Q4: What is the Venezuelan opposition proposing and how should the international community respond?
A4: After Maduro spawned a totalitarian regime by creating an illegitimate and rigid Constituent Assembly last year and revoked the opposition-led National Assembly’s powers, fragmentation within the opposition has been the norm. The regime has used excuses, from tweets to drone attacks, to further crack down on both civil liberties and any political opposition. The latest case is against Juan Requesens, a 29-year-old member of the National Assembly, who was dragged out of his home by masked men and taken to El Helicoide, a maximum security prison run by the government’s intelligence wing. The combination of threats, kidnappings, and imprisonment without charges, for both politicians and their families, has resulted in most Venezuelan opposition leaders fleeing the country.
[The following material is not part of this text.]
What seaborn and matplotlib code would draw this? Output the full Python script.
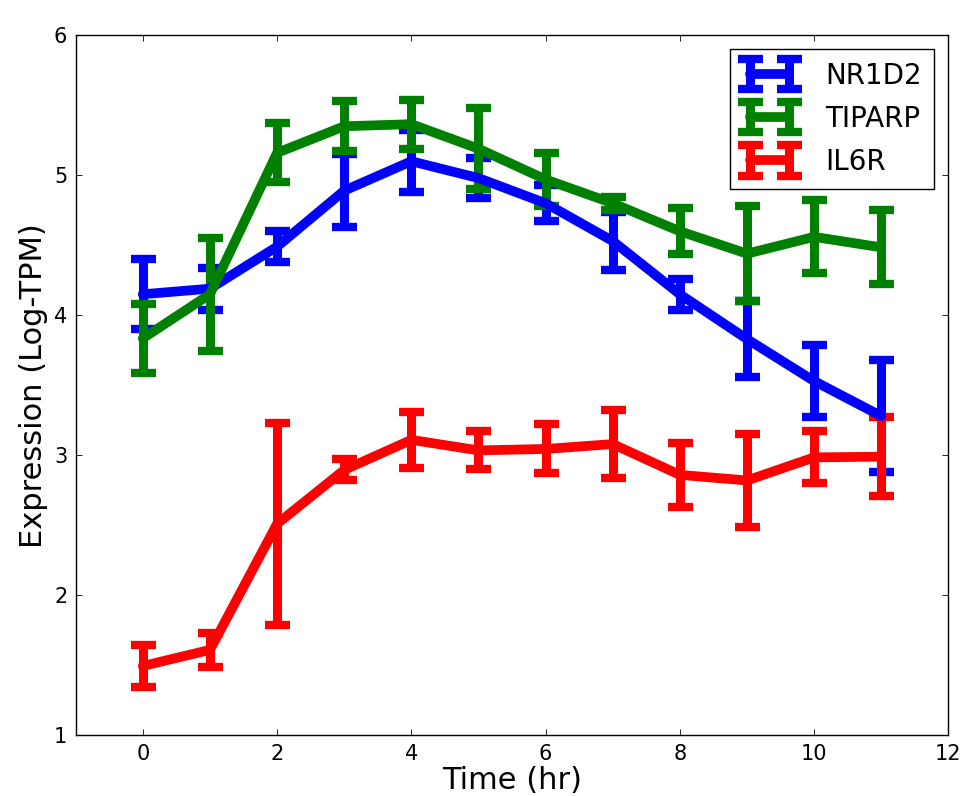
import numpy as np
import pandas as pd
import matplotlib
matplotlib.use('Agg')
import matplotlib.pyplot as plt
from matplotlib.legend_handler import HandlerErrorbar
import seaborn as sns


# values
time_hr = list(range(12))
genes = ['NR1D2', 'TIPARP', 'IL6R']
gene_colors = ['#0000ff', '#008000', '#ff0000']

nr1d2_mean = [4.15, 4.19, 4.49, 4.89, 5.10, 4.98, 4.80, 4.53, 4.15, 3.83, 3.53, 3.28]
nr1d2_err = [0.25, 0.15, 0.11, 0.26, 0.22, 0.14, 0.13, 0.21, 0.11, 0.27, 0.26, 0.40]

tiparp_mean = [3.835, 4.15, 5.16, 5.35, 5.365, 5.19, 4.97, 4.80, 4.60, 4.44, 4.56, 4.485]
tiparp_err = [0.245, 0.405, 0.21, 0.18, 0.175, 0.29, 0.19, 0.045, 0.165, 0.34, 0.26, 0.265]

il6r_mean = [1.495, 1.61, 2.51, 2.895, 3.11, 3.035, 3.045, 3.08, 2.86, 2.82, 2.985, 2.99]
il6r_err = [0.15, 0.12, 0.72, 0.075, 0.2, 0.135, 0.175, 0.24, 0.23, 0.33, 0.185, 0.28]

expr = pd.concat([
	pd.DataFrame({'time': time_hr, 'mean': nr1d2_mean, 'err': nr1d2_err, 'gene': 'NR1D2'}),
	pd.DataFrame({'time': time_hr, 'mean': tiparp_mean, 'err': tiparp_err, 'gene': 'TIPARP'}),
	pd.DataFrame({'time': time_hr, 'mean': il6r_mean, 'err': il6r_err, 'gene': 'IL6R'}),
])


### STYLE ###
sns.set_theme(style='white', rc={
	'axes.edgecolor': 'black',
	'axes.linewidth': 1.0,
	'xtick.direction': 'in',
	'ytick.direction': 'in',
	'xtick.top': True,
	'ytick.right': True,
	'xtick.bottom': True,
	'ytick.left': True,
	'xtick.major.size': 4,
	'ytick.major.size': 4,
	'xtick.major.width': 0.6,
	'ytick.major.width': 0.6,
	'xtick.color': 'black',
	'ytick.color': 'black',
	'text.color': 'black',
	'axes.labelcolor': 'black',
})
plt.rcParams['font.family'] = ['DejaVu Sans']


### PLOT ###
fig = plt.figure(figsize=(9.63, 7.96), dpi=100)
ax = fig.add_axes([0.0786, 0.0763, 0.9062, 0.8794])

palette = dict(zip(genes, gene_colors))
for gene in genes:
	sub = expr[expr.gene == gene]
	ax.errorbar(
		sub['time'], sub['mean'],
		yerr=sub['err'],
		color=palette[gene],
		linewidth=7,
		elinewidth=6.5,
		capsize=9,
		capthick=6,
		label=gene,
	)

ax.set(
	xlim=(-1, 12),
	ylim=(1, 6),
	xticks=[0, 2, 4, 6, 8, 10, 12],
	yticks=[1, 2, 3, 4, 5, 6],
)
ax.tick_params(labelsize=15, pad=6)
ax.set_xlabel('Time (hr)', fontsize=22, labelpad=2)
ax.set_ylabel('Expression (Log-TPM)', fontsize=22, labelpad=4)

### Legend with the "H" shaped errorbar handles
leg = ax.legend(
	loc='upper right',
	fontsize=20,
	numpoints=2,
	fancybox=False,
	framealpha=1.0,
	edgecolor='black',
	borderaxespad=0.5,
	handlelength=2.0,
	handletextpad=1.0,
	labelspacing=0.55,
	borderpad=0.45,
	handler_map={type(ax.containers[0]): HandlerErrorbar(yerr_size=0.55)},
)
leg.get_frame().set_linewidth(1.0)

fig.savefig('out.png', dpi=100, facecolor='white')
After Venezuela’s “Red Friday,” opposition leaders are responding with different tones and actions. Some opposition leaders joined with representatives of some oil workers’ unions to call for a national strike today, the day Maduro’s economic measures are to take effect. Other opposition leaders, such as Maria Corina Machado, are calling to intensify street protests.
Secretary Almagro released a letter calling out the opposition president of the now power-stripped National Assembly, Omar Barboza, to recognize the authority of the supreme court, who were appointed by the National Assembly, and then subsequently fled to Bogota due to regime persecution. Almagro charged Barboza to not only recognize the exiled court’s authority but also to respect their recent ruling of public corruption and money laundering against Nicolas Maduro. Providing credence to the supreme court’s legitimate decisions while withdrawing recognition from the de facto regime could be a way forward for the United States and regional democratic governments.
A once-wealthy nation with the biggest oil reserves on the planet is now trapped under a regime complicit in human rights abuses, narco-trafficking, rampant hyperinflation, and ever-increasing societal control. The regime’s strongest enemy remains the economy, as it won’t bend to Maduro’s will. The international community should be committed more than ever to both increasing pressure on the regime and limiting the suffering of the Venezuelan people.
Moises Rendon is associate fellow and associate director of the Americas Program at the Center for Strategic and International Studies in Washington, D.C.